Mais rien n’était cependant caricatural, tout sonnait juste. A un moment, nous découvrîmes qu’un couple près de nous avait un chien, sagement tapi sous la table. L’animal commit une maladresse et renversa un récipient. Nous vîmes le maître d’hôtel accourir instantanément et gérer l’incident avec calme et gentillesse. Dans une telle situation, nous nous serions plutôt attendus à voir un couple rouge de honte et un maître d’hôtel grimaçant. Eh bien non. Nous n’en revenions pas. Le monsieur amena nos plats, servis sous cloche, une surprise qui continua de nous faire sourire. Pourquoi tant de manières ? La cloche ne dissimulait-elle pas un plat ridiculement petit ?

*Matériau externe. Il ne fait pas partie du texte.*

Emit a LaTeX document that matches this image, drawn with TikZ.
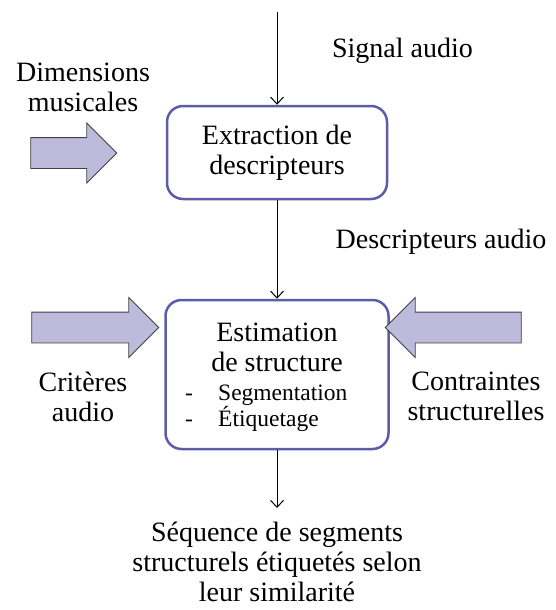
\documentclass[tikz,border=0pt]{standalone}
\usepackage{fontspec}
\setmainfont{Liberation Serif}
\usepackage{tikz}
\usetikzlibrary{shapes.arrows, arrows.meta}
\definecolor{boxblue}{RGB}{92,92,168}
\definecolor{arrowfill}{RGB}{190,186,220}
\tikzstyle{block} = [rectangle, draw=boxblue, line width=2.5pt,
    align=center, rounded corners=16pt, minimum width=220pt]
\tikzstyle{fat} = [single arrow, draw=black!75, fill=arrowfill, line width=0.8pt,
    inner xsep=0pt, inner ysep=15pt, minimum width=59pt, single arrow head extend=14.5pt]
\tikzstyle{label} = [align=center, inner sep=0pt]
\tikzstyle{line} = [draw, line width=1pt, -{Straight Barb[length=7pt,width=13pt]}]

\begin{document}
\begin{tikzpicture}[x=1pt, y=-1pt, font=\fontsize{28}{30}\selectfont]
                \useasboundingbox (0,0) rectangle (555,610);
                \node [block, minimum height=93pt] at (277,152.5) (extract) {Extraction de\\descripteurs};
                \node [block, minimum width=223pt, minimum height=149pt] at (277,374.5) (estim) {};
                \node [label] at (277,347) (estimtitle) {Estimation\\de structure};
                \node [label, align=left, anchor=west, font=\fontsize{23.5}{26.5}\selectfont] at (185,408.5) (estimlist)
                    {\makebox[33pt][l]{-}Segmentation\\\makebox[33pt][l]{-}Étiquetage};
                \node [fat, minimum height=86pt] at (66,153) (dimarrow) {};
                \node [fat, minimum height=127pt] at (87.5,327.5) (critarrow) {};
                \node [fat, minimum height=136pt, shape border rotate=180] at (461,327.5) (contarrow) {};
                \node [label, anchor=base] at (402.5,58) (signal) {Signal audio};
                \node [label, anchor=base] at (441,248) (desc) {Descripteurs audio};
                \node [label] at (83,87.5) (dim) {Dimensions\\musicales};
                \node [label] at (83,397) (crit) {Critères\\audio};
                \node [label] at (476,396.5) (cont) {Contraintes\\structurelles};
                \node [label] at (277,562) (result) {Séquence de segments\\structurels étiquetés selon\\leur similarité};
                \coordinate (in) at (277,12);
                \coordinate (out) at (277,508);
                \path [line] (in) -- (extract);
                \path [line] (extract) -- (estim);
                \path [line] (estim) -- (out);
            \end{tikzpicture}
\end{document}
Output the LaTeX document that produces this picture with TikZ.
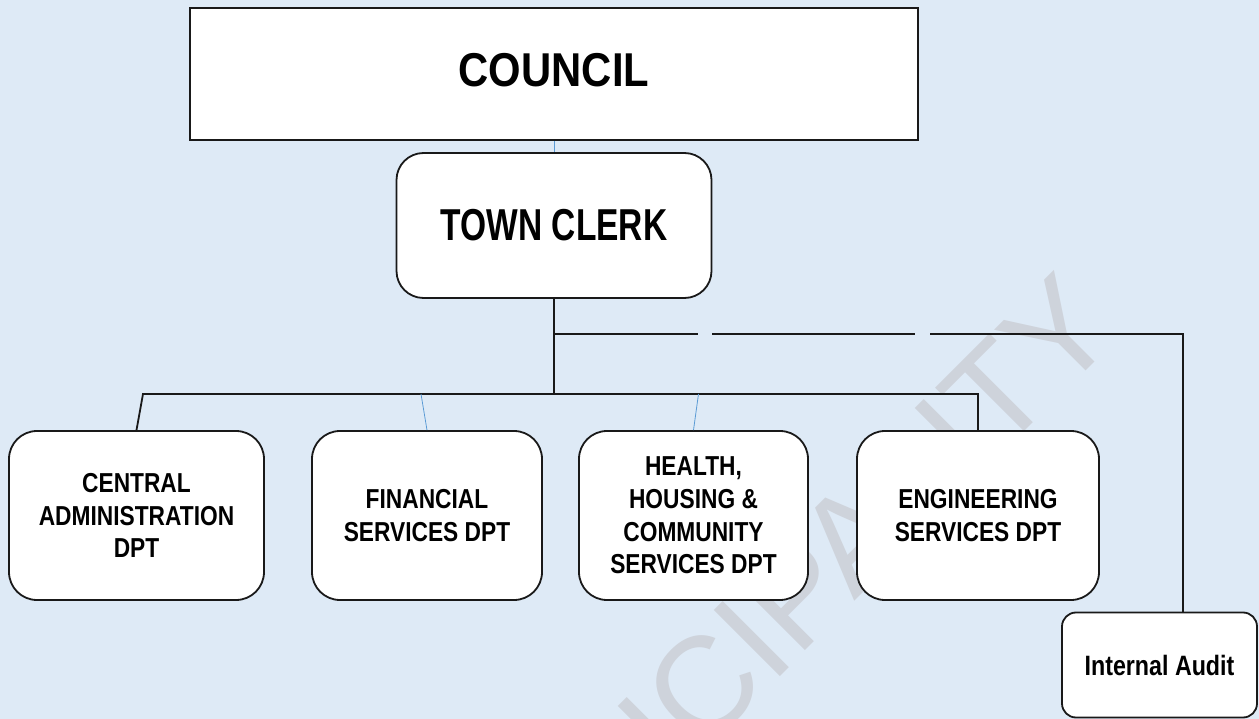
\documentclass[tikz,border=0pt]{standalone}
\usepackage{fontspec}
\setmainfont{Liberation Sans}
\newfontfamily\councilfont[FakeStretch=0.88]{Liberation Sans}
\newfontfamily\clerkfont[FakeStretch=0.75]{Liberation Sans}
\newfontfamily\deptfont[FakeStretch=0.83]{Liberation Sans}
\definecolor{pagebg}{RGB}{222,234,246}
\definecolor{markgray}{RGB}{206,211,219}
\definecolor{thinblue}{RGB}{91,155,213}
\definecolor{edge}{RGB}{25,25,25}
\begin{document}
\begin{tikzpicture}[x=1pt,y=-1pt,
  box/.style={draw=edge,line width=1.8pt,fill=white,inner sep=0pt,align=center},
  dept/.style={box,rounded corners=28pt,minimum height=169pt,
    font=\deptfont\bfseries\fontsize{27.4}{32.7}\selectfont},
  conn/.style={draw=edge,line width=1.8pt},
  thin/.style={draw=thinblue,line width=0.8pt},
  watermark/.style={text=markgray,inner sep=0pt,
    font=\fontsize{136}{136}\selectfont}]
% page
\fill[pagebg] (0,0) rectangle (1259,719);
\useasboundingbox (0,0) rectangle (1259,719);
% background lettering
\begin{scope}
  \clip (0,0) rectangle (1259,719);
  \node[watermark,rotate=45] (wm) at (756,634) {MUNICIPALITY};
\end{scope}
% boxes
\node[box,minimum width=728pt,minimum height=132pt,text depth=9pt,
  font=\councilfont\bfseries\fontsize{47.5}{50}\selectfont] (council) at (554,74) {COUNCIL};
\node[box,rounded corners=27pt,minimum width=315pt,minimum height=145pt,
  font=\clerkfont\bfseries\fontsize{44.7}{48}\selectfont] (clerk) at (554,225.5) {TOWN CLERK};
\node[dept,minimum width=255pt] (central) at (136.5,515.5) {CENTRAL\\ADMINISTRATION\\DPT};
\node[dept,minimum width=230pt] (finance) at (427,515.5) {FINANCIAL\\SERVICES DPT};
\node[dept,minimum width=229pt] (health) at (693.5,515.5) {HEALTH,\\HOUSING \&\\COMMUNITY\\SERVICES DPT};
\node[dept,minimum width=242pt] (eng) at (978,515.5) {ENGINEERING\\SERVICES DPT};
% connector points
\coordinate (busL) at (143,394);
\coordinate (busM) at (clerk.south |- busL);
\coordinate (busR) at (eng.north |- busL);
\coordinate (split) at (clerk.south |- 0,334);
\coordinate (corner) at (1183,334);
\coordinate (finTop) at (421,394);
\coordinate (hltTop) at (698.5,394);
% connectors (drawn before the audit box so it covers the line end)
\draw[thin] (council.south) -- (clerk.north);
\draw[conn] (clerk.south) -- (busM);
\draw[conn,line join=miter] (central.north) -- (busL) -- (busR) -- (eng.north);
\draw[thin] (finTop) -- (finance.north);
\draw[thin] (hltTop) -- (health.north);
\node[box,rounded corners=14pt,minimum width=195pt,minimum height=105pt,
  font=\deptfont\bfseries\fontsize{28}{32}\selectfont] (audit) at (1159.5,665) {Internal Audit};
\draw[conn,dash pattern=on 144pt off 14pt on 203pt off 15pt on 700pt]
  (split) -- (corner) -- (audit.north -| corner);
\end{tikzpicture}
\end{document}
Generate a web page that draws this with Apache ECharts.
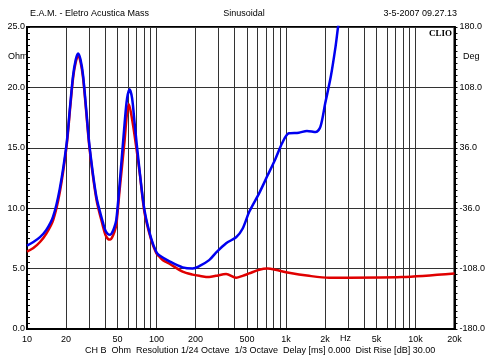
<!DOCTYPE html>
<html><head><meta charset="utf-8">
<script src="https://cdn.jsdelivr.net/npm/echarts@6/dist/echarts.min.js"></script>
<style>html,body{margin:0;padding:0;background:#fff}#c{width:488px;height:356px}</style>
</head><body><div id="c"></div>
<script>
const redFreq = [10, 11.2, 12.6, 14.1, 15.9, 17.9, 20.2, 21.5, 22.7, 23.8, 24.8, 25.9, 27.1, 28.7, 30.5, 34.4, 38.6, 40.3, 42.2, 44, 45.5, 47, 48.9, 51.9, 56.7, 59, 61, 63.5, 67.8, 74.2, 80.9, 90.9, 99.5, 105, 112, 126, 159, 190, 214, 255, 287, 345, 412, 462, 520, 621, 720, 830, 1053, 1505, 2154, 3050, 7800, 20000];
const redOhm  = [6.4, 6.7, 7.2, 7.9, 9.0, 11.3, 15.1, 18.2, 20.8, 22.1, 22.6, 22.1, 20.8, 17.9, 14.8, 10.7, 8.5, 7.8, 7.45, 7.4, 7.6, 7.95, 8.6, 11.5, 15.6, 17.7, 18.6, 17.9, 16.0, 12.9, 9.6, 7.4, 6.3, 6.0, 5.7, 5.4, 4.75, 4.5, 4.4, 4.3, 4.4, 4.55, 4.25, 4.4, 4.6, 4.9, 5.0, 4.9, 4.65, 4.4, 4.25, 4.25, 4.3, 4.6];
const blueFreq = [10, 11.2, 12.6, 14.1, 15.9, 17.9, 20.2, 21.5, 22.7, 23.8, 24.8, 25.9, 27.1, 28.7, 30.5, 34.4, 38.6, 40.3, 42.2, 44, 45.5, 47, 48.9, 51.9, 56.7, 59.3, 62, 64.8, 67.8, 74.2, 80.9, 90.9, 99.5, 105, 126, 159, 190, 214, 255, 287, 345, 412, 462, 520, 621, 720, 830, 935, 1053, 1256, 1452, 1700, 1845, 2010, 2218, 2415, 2523, 2650];
const blueOhm  = [6.9, 7.2, 7.6, 8.2, 9.3, 11.6, 15.3, 18.4, 21.0, 22.3, 22.8, 22.3, 21.0, 18.1, 15.0, 10.9, 8.8, 8.15, 7.85, 7.8, 8.0, 8.35, 9.0, 12.0, 17.0, 19.1, 19.85, 19.1, 17.0, 13.0, 9.8, 7.5, 6.4, 6.1, 5.6, 5.1, 5.0, 5.2, 5.7, 6.3, 7.1, 7.6, 8.3, 9.7, 11.25, 12.7, 14.1, 15.4, 16.2, 16.25, 16.4, 16.3, 16.75, 18.7, 20.9, 23.4, 25.0, 26.5];
const xLabelValues = [10, 20, 50, 100, 200, 500, 1000, 2000, 5000, 10000, 20000];
const xGridValues = [10,20,30,40,50,60,70,80,90,100,200,300,400,500,600,700,800,900,1000,2000,3000,4000,5000,6000,7000,8000,9000,10000,20000];
const leftTicks = [0, 5, 10, 15, 20, 25];
const rightTicks = [-180, -108, -36, 36, 108, 180];

const FONT = 'Liberation Sans';
const chart = echarts.init(document.getElementById('c'), null, {renderer: 'canvas'});
const pair = (f, v) => f.map((x, i) => [x, v[i]]);
const lblX = v => v >= 1000 ? (v / 1000) + 'k' : String(v);
const txt = (text, x, y, extra) => ({type: 'text', x: x, y: y, style: Object.assign({text: text, font: '9px "' + FONT + '"', fill: '#000'}, extra || {})});

chart.setOption({
  animation: false,
  grid: {left: 27, right: 32, top: 27, bottom: 27, show: true, borderColor: '#000', borderWidth: 2, backgroundColor: 'transparent'},
  xAxis: {
    type: 'log', logBase: 10, min: 10, max: 20000,
    axisLine: {show: true, lineStyle: {color: '#000', width: 2}},
    axisTick: {show: false, customValues: xGridValues},
    splitLine: {show: true, lineStyle: {color: '#333', width: 1}},
    minorTick: {show: false}, minorSplitLine: {show: false},
    axisLabel: {customValues: xLabelValues, formatter: lblX, fontFamily: FONT, fontSize: 9, color: '#000', margin: 6, showMinLabel: true, showMaxLabel: true}
  },
  yAxis: [
    {
      type: 'value', min: leftTicks[0], max: leftTicks[leftTicks.length - 1], interval: 5, position: 'left',
      axisLine: {show: true, lineStyle: {color: '#000', width: 2}},
      axisTick: {show: true, inside: true, length: 3, lineStyle: {color: '#000'}},
      minorTick: {show: true, splitNumber: 10, length: 3, lineStyle: {color: '#000'}},
      splitLine: {show: true, lineStyle: {color: '#333', width: 1}},
      axisLabel: {formatter: v => v.toFixed(1), fontFamily: FONT, fontSize: 9, color: '#000', margin: 2}
    },
    {
      type: 'value', min: rightTicks[0], max: rightTicks[rightTicks.length - 1], interval: 72, position: 'right',
      axisLine: {show: true, lineStyle: {color: '#000', width: 2}},
      axisTick: {show: true, inside: false, length: 3, lineStyle: {color: '#000'}},
      minorTick: {show: true, splitNumber: 10, length: 3, lineStyle: {color: '#000'}},
      splitLine: {show: false},
      axisLabel: {formatter: v => v.toFixed(1), fontFamily: FONT, fontSize: 9, color: '#000', margin: 5}
    }
  ],
  series: [
    {type: 'line', data: pair(redFreq, redOhm), yAxisIndex: 0, showSymbol: false, smooth: 0.3, clip: true,
     lineStyle: {color: '#e00000', width: 2.5}, z: 3},
    {type: 'line', data: pair(blueFreq, blueOhm), yAxisIndex: 0, showSymbol: false, smooth: 0.3, clip: true,
     lineStyle: {color: '#0000f0', width: 2.5}, z: 4}
  ],
  graphic: [
    txt('E.A.M. - Eletro Acustica Mass', 30, 9),
    txt('Sinusoidal', 244, 9, {align: 'center'}),
    txt('3-5-2007 09.27.13', 457, 9, {align: 'right'}),
    txt('CLIO', 452, 29, {align: 'right', font: 'bold 9px "Liberation Serif"'}),
    txt('Ohm', 8, 52),
    txt('Deg', 463, 52),
    txt('Hz', 340, 334),
    txt('CH B  Ohm  Resolution 1/24 Octave  1/3 Octave  Delay [ms] 0.000  Dist Rise [dB] 30.00', 85, 346)
  ]
});
</script></body></html>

Non, au contraire, tout était parfait, très bon. Etions-nous dans un vrai grand restaurant ? Pourtant nous avions jeté un œil sur la carte avant d’entrer, et aucun prix ne nous avait alerté. Vint le dessert, le Monsieur arriva avec un grand chariot où étaient disposés plusieurs entremets et nous invita à exprimer un choix. Mon épouse prit un morceau de l’un et le grand Monsieur l’invita à le compléter avec un autre si elle le voulait. Je pris moi aussi deux desserts différents. Nous étions comblés.

Quand l’addition nous fut apportée, nous refîmes le calcul attentivement car pour le menu que nous avions pris elle n’était pas plus élevée qu’à la Dolce vita. Nous venions de faire un excellent repas, dans une ambiance calme et soignée. Nous venions de découvrir une autre cuisine, une mécanique différente, nous avions été bichonnés durant une heure. Il s’agissait incontestablement d’une bonne table, ce que nous confirmera le Ribiguide, feuilleté un jour dans un rayon librairie du supermarché, dans le but d’y trouver une page sur cette Auberge de la Forge. Elle s’y trouvait. La note était de 16/20, excellente. Le Ribiguide fut déposé dans le caddy et nous accompagnera ensuite dans chaque voyage.